WHAT YOU WILL DO: Render the material again word for word, skipping the pictures in it.

SUPPLIED DATA:

========================================

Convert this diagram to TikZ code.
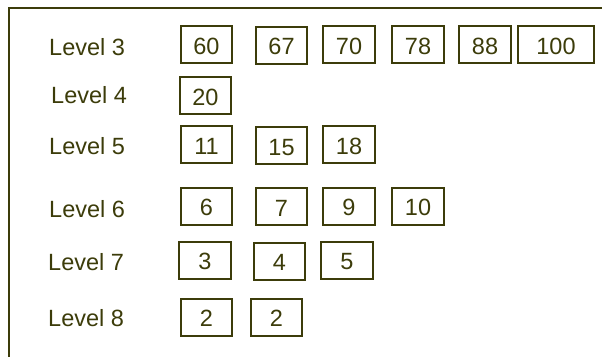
\documentclass[tikz,border=0pt]{standalone}
\usepackage{fontspec}
\setmainfont{Liberation Sans}
\definecolor{olive}{RGB}{60,60,10}
\begin{document}
\begin{tikzpicture}[x=1pt,y=-1pt,
  cell/.style={draw=olive,line width=2pt,text=olive,inner sep=0pt,
    text height=19.5pt,text depth=0pt,
    minimum width=51pt,minimum height=37pt,font=\fontsize{23.5}{28}\selectfont},
  lvl/.style={anchor=base west,inner sep=0pt,text=olive,font=\fontsize{23.5}{28}\selectfont},
  frame/.style={draw=olive,line width=2pt}]
\useasboundingbox (0,0) rectangle (602,356);
\draw[frame] (9,357) -- (9,8) -- (603,8);
% labels
\node[lvl] (l3) at (49,55) {Level 3};
\node[lvl] (l4) at (51,103) {Level 4};
\node[lvl] (l5) at (49,154) {Level 5};
\node[lvl] (l6) at (49,217) {Level 6};
\node[lvl] (l7) at (48,270) {Level 7};
\node[lvl] (l8) at (48,326) {Level 8};
% level 3
\node[cell] (a60) at (206.5,44.5) {60};
\node[cell] (a67) at (281.5,45) {67};
\node[cell,minimum width=52pt] (a70) at (349,44.5) {70};
\node[cell,minimum width=52pt] (a78) at (418,44.5) {78};
\node[cell,minimum width=52pt] (a88) at (485,44.5) {88};
\node[cell,minimum width=76pt] (a100) at (556,44.5) {100};
% level 4
\node[cell] (b20) at (205.5,95.5) {20};
% level 5
\node[cell] (c11) at (206.5,144.5) {11};
\node[cell] (c15) at (281.5,145.5) {15};
\node[cell,minimum width=52pt] (c18) at (349,144.5) {18};
% level 6
\node[cell] (d6) at (206.5,206) {6};
\node[cell] (d7) at (281.5,206.5) {7};
\node[cell,minimum width=52pt] (d9) at (349,206) {9};
\node[cell,minimum width=52pt] (d10) at (418,206) {10};
% level 7
\node[cell,minimum width=52pt] (e3) at (205,260) {3};
\node[cell] (e4) at (279.5,261) {4};
\node[cell,minimum width=52pt] (e5) at (347,260) {5};
% level 8
\node[cell] (f2a) at (206.5,317) {2};
\node[cell] (f2b) at (276.5,317) {2};
\end{tikzpicture}
\end{document}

========================================

EXERCISE RESPONSE:
Convert this diagram to TikZ code.
\documentclass[tikz,border=0pt]{standalone}
\usepackage{fontspec}
\setmainfont{Liberation Sans}
\definecolor{olive}{RGB}{60,60,10}
\begin{document}
\begin{tikzpicture}[x=1pt,y=-1pt,
  cell/.style={draw=olive,line width=2pt,text=olive,inner sep=0pt,
    text height=19.5pt,text depth=0pt,
    minimum width=51pt,minimum height=37pt,font=\fontsize{23.5}{28}\selectfont},
  lvl/.style={anchor=base west,inner sep=0pt,text=olive,font=\fontsize{23.5}{28}\selectfont},
  frame/.style={draw=olive,line width=2pt}]
\useasboundingbox (0,0) rectangle (602,356);
\draw[frame] (9,357) -- (9,8) -- (603,8);
% labels
\node[lvl] (l3) at (49,55) {Level 3};
\node[lvl] (l4) at (51,103) {Level 4};
\node[lvl] (l5) at (49,154) {Level 5};
\node[lvl] (l6) at (49,217) {Level 6};
\node[lvl] (l7) at (48,270) {Level 7};
\node[lvl] (l8) at (48,326) {Level 8};
% level 3
\node[cell] (a60) at (206.5,44.5) {60};
\node[cell] (a67) at (281.5,45) {67};
\node[cell,minimum width=52pt] (a70) at (349,44.5) {70};
\node[cell,minimum width=52pt] (a78) at (418,44.5) {78};
\node[cell,minimum width=52pt] (a88) at (485,44.5) {88};
\node[cell,minimum width=76pt] (a100) at (556,44.5) {100};
% level 4
\node[cell] (b20) at (205.5,95.5) {20};
% level 5
\node[cell] (c11) at (206.5,144.5) {11};
\node[cell] (c15) at (281.5,145.5) {15};
\node[cell,minimum width=52pt] (c18) at (349,144.5) {18};
% level 6
\node[cell] (d6) at (206.5,206) {6};
\node[cell] (d7) at (281.5,206.5) {7};
\node[cell,minimum width=52pt] (d9) at (349,206) {9};
\node[cell,minimum width=52pt] (d10) at (418,206) {10};
% level 7
\node[cell,minimum width=52pt] (e3) at (205,260) {3};
\node[cell] (e4) at (279.5,261) {4};
\node[cell,minimum width=52pt] (e5) at (347,260) {5};
% level 8
\node[cell] (f2a) at (206.5,317) {2};
\node[cell] (f2b) at (276.5,317) {2};
\end{tikzpicture}
\end{document}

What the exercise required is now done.